SOURCE EXCERPT -

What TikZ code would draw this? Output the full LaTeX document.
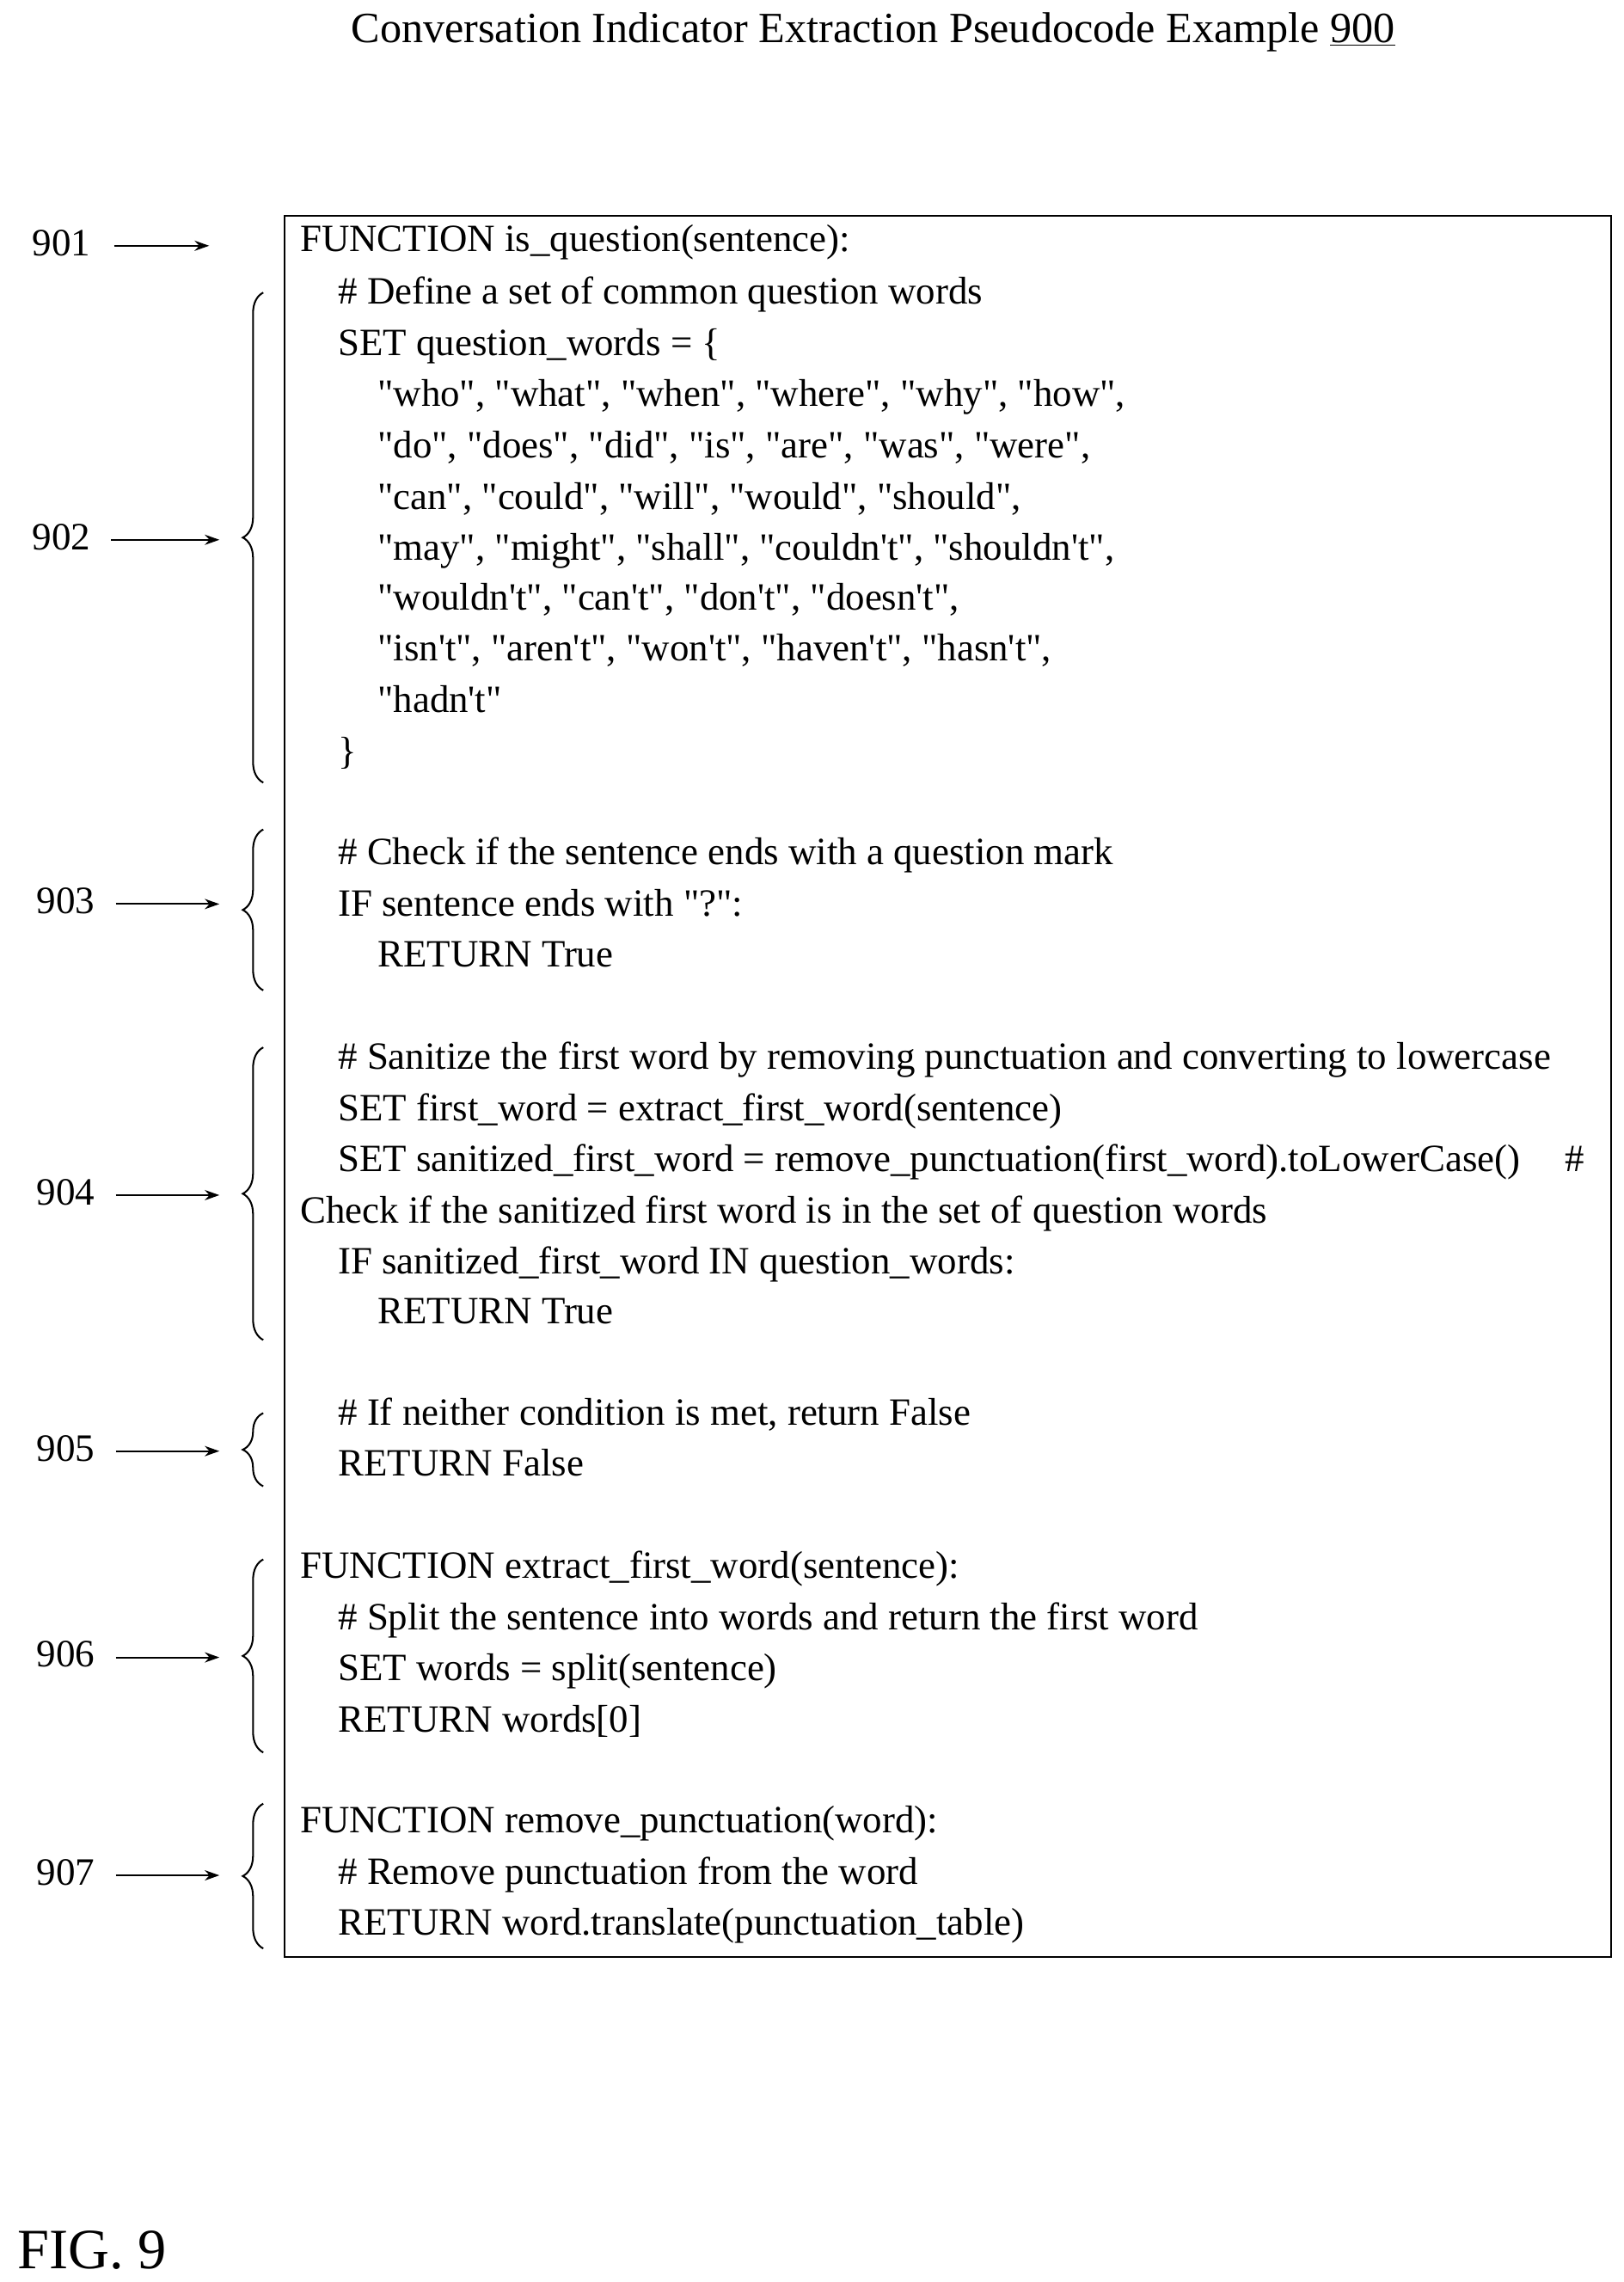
\documentclass[tikz,border=0pt]{standalone}
\usepackage{fontspec}
\newfontfamily\pc{Liberation Serif}
\usetikzlibrary{decorations.pathreplacing,arrows.meta}
\begin{document}
\begin{tikzpicture}[x=1pt,y=-1pt,
  ln/.style={anchor=base west,inner sep=0pt,font=\pc\fontsize{26.4}{30}\selectfont},
  lbl/.style={anchor=center,inner sep=0pt,font=\pc\fontsize{26.5}{30}\selectfont},
  arr/.style={-{Stealth[length=10pt,width=7pt]},line width=1.2pt},
  br/.style={decorate,decoration={brace,mirror,amplitude=14pt},line width=1.2pt}]
\useasboundingbox (0,0) rectangle (1110,1560);
\node[lbl,font=\pc\fontsize{29.5}{34}\selectfont] (title) at (597,22) {Conversation Indicator Extraction Pseudocode Example \underline{900}};
\node[draw,line width=1.2pt,minimum width=907pt,minimum height=1190pt,anchor=north west,inner sep=0pt] (box) at (194,147) {};
\def\L#1#2#3{\node[ln] at (#1,#2+4) {#3};}
\L{205}{168}{FUNCTION is\_question(sentence):}
\L{231}{204}{\# Define a set of common question words}
\L{231}{239}{SET question\_words = \{}
\L{258}{274}{"who", "what", "when", "where", "why", "how",}
\L{258}{309}{"do", "does", "did", "is", "are", "was", "were",}
\L{258}{344}{"can", "could", "will", "would", "should",}
\L{258}{379}{"may", "might", "shall", "couldn't", "shouldn't",}
\L{258}{413}{"wouldn't", "can't", "don't", "doesn't",}
\L{258}{448}{"isn't", "aren't", "won't", "haven't", "hasn't",}
\L{258}{483}{"hadn't"}
\L{231}{518}{\}}
\L{231}{587}{\# Check if the sentence ends with a question mark}
\L{231}{622}{IF sentence ends with "?":}
\L{258}{657}{RETURN True}
\L{231}{727}{\# Sanitize the first word by removing punctuation and converting to lowercase}
\L{231}{762}{SET first\_word = extract\_first\_word(sentence)}
\L{231}{797}{SET sanitized\_first\_word = remove\_punctuation(first\_word).toLowerCase()}
\L{1070}{797}{\#}
\L{205}{832}{Check if the sanitized first word is in the set of question words}
\L{231}{867}{IF sanitized\_first\_word IN question\_words:}
\L{258}{901}{RETURN True}
\L{231}{970}{\# If neither condition is met, return False}
\L{231}{1005}{RETURN False}
\L{205}{1075}{FUNCTION extract\_first\_word(sentence):}
\L{231}{1110}{\# Split the sentence into words and return the first word}
\L{231}{1145}{SET words = split(sentence)}
\L{231}{1180}{RETURN words[0]}
\L{205}{1249}{FUNCTION remove\_punctuation(word):}
\L{231}{1284}{\# Remove punctuation from the word}
\L{231}{1319}{RETURN word.translate(punctuation\_table)}
% labels
\node[lbl] (l901) at (42,166) {901};
\coordinate (t901) at (143,168);
\draw[arr] (78,168) -- (t901);
\foreach \n/\y/\a/\b/\x in {902/369/200/535/42,903/618/567/677/45,904/817/716/916/45,905/992/966/1016/45,906/1133/1066/1198/45,907/1282/1233/1332/45}{
  \node[lbl] (l\n) at (\x,\y-2) {\n};
  \coordinate (a\n) at (180,\a);
  \coordinate (b\n) at (180,\b);
  \draw[br] (a\n) -- (b\n);
  \coordinate (t\n) at (150,\y);
  \draw[arr] (l\n.east)++(14,2) -- (t\n);
}
\node[lbl,anchor=west,font=\pc\fontsize{39}{44}\selectfont] (fig) at (12,1538) {FIG. 9};
\end{tikzpicture}
\end{document}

GIVEN INSTRUCTION - From the material above, copy everything exactly but the pictures.

RESPONSE BELOW -
What TikZ code would draw this? Output the full LaTeX document.
\documentclass[tikz,border=0pt]{standalone}
\usepackage{fontspec}
\newfontfamily\pc{Liberation Serif}
\usetikzlibrary{decorations.pathreplacing,arrows.meta}
\begin{document}
\begin{tikzpicture}[x=1pt,y=-1pt,
  ln/.style={anchor=base west,inner sep=0pt,font=\pc\fontsize{26.4}{30}\selectfont},
  lbl/.style={anchor=center,inner sep=0pt,font=\pc\fontsize{26.5}{30}\selectfont},
  arr/.style={-{Stealth[length=10pt,width=7pt]},line width=1.2pt},
  br/.style={decorate,decoration={brace,mirror,amplitude=14pt},line width=1.2pt}]
\useasboundingbox (0,0) rectangle (1110,1560);
\node[lbl,font=\pc\fontsize{29.5}{34}\selectfont] (title) at (597,22) {Conversation Indicator Extraction Pseudocode Example \underline{900}};
\node[draw,line width=1.2pt,minimum width=907pt,minimum height=1190pt,anchor=north west,inner sep=0pt] (box) at (194,147) {};
\def\L#1#2#3{\node[ln] at (#1,#2+4) {#3};}
\L{205}{168}{FUNCTION is\_question(sentence):}
\L{231}{204}{\# Define a set of common question words}
\L{231}{239}{SET question\_words = \{}
\L{258}{274}{"who", "what", "when", "where", "why", "how",}
\L{258}{309}{"do", "does", "did", "is", "are", "was", "were",}
\L{258}{344}{"can", "could", "will", "would", "should",}
\L{258}{379}{"may", "might", "shall", "couldn't", "shouldn't",}
\L{258}{413}{"wouldn't", "can't", "don't", "doesn't",}
\L{258}{448}{"isn't", "aren't", "won't", "haven't", "hasn't",}
\L{258}{483}{"hadn't"}
\L{231}{518}{\}}
\L{231}{587}{\# Check if the sentence ends with a question mark}
\L{231}{622}{IF sentence ends with "?":}
\L{258}{657}{RETURN True}
\L{231}{727}{\# Sanitize the first word by removing punctuation and converting to lowercase}
\L{231}{762}{SET first\_word = extract\_first\_word(sentence)}
\L{231}{797}{SET sanitized\_first\_word = remove\_punctuation(first\_word).toLowerCase()}
\L{1070}{797}{\#}
\L{205}{832}{Check if the sanitized first word is in the set of question words}
\L{231}{867}{IF sanitized\_first\_word IN question\_words:}
\L{258}{901}{RETURN True}
\L{231}{970}{\# If neither condition is met, return False}
\L{231}{1005}{RETURN False}
\L{205}{1075}{FUNCTION extract\_first\_word(sentence):}
\L{231}{1110}{\# Split the sentence into words and return the first word}
\L{231}{1145}{SET words = split(sentence)}
\L{231}{1180}{RETURN words[0]}
\L{205}{1249}{FUNCTION remove\_punctuation(word):}
\L{231}{1284}{\# Remove punctuation from the word}
\L{231}{1319}{RETURN word.translate(punctuation\_table)}
% labels
\node[lbl] (l901) at (42,166) {901};
\coordinate (t901) at (143,168);
\draw[arr] (78,168) -- (t901);
\foreach \n/\y/\a/\b/\x in {902/369/200/535/42,903/618/567/677/45,904/817/716/916/45,905/992/966/1016/45,906/1133/1066/1198/45,907/1282/1233/1332/45}{
  \node[lbl] (l\n) at (\x,\y-2) {\n};
  \coordinate (a\n) at (180,\a);
  \coordinate (b\n) at (180,\b);
  \draw[br] (a\n) -- (b\n);
  \coordinate (t\n) at (150,\y);
  \draw[arr] (l\n.east)++(14,2) -- (t\n);
}
\node[lbl,anchor=west,font=\pc\fontsize{39}{44}\selectfont] (fig) at (12,1538) {FIG. 9};
\end{tikzpicture}
\end{document}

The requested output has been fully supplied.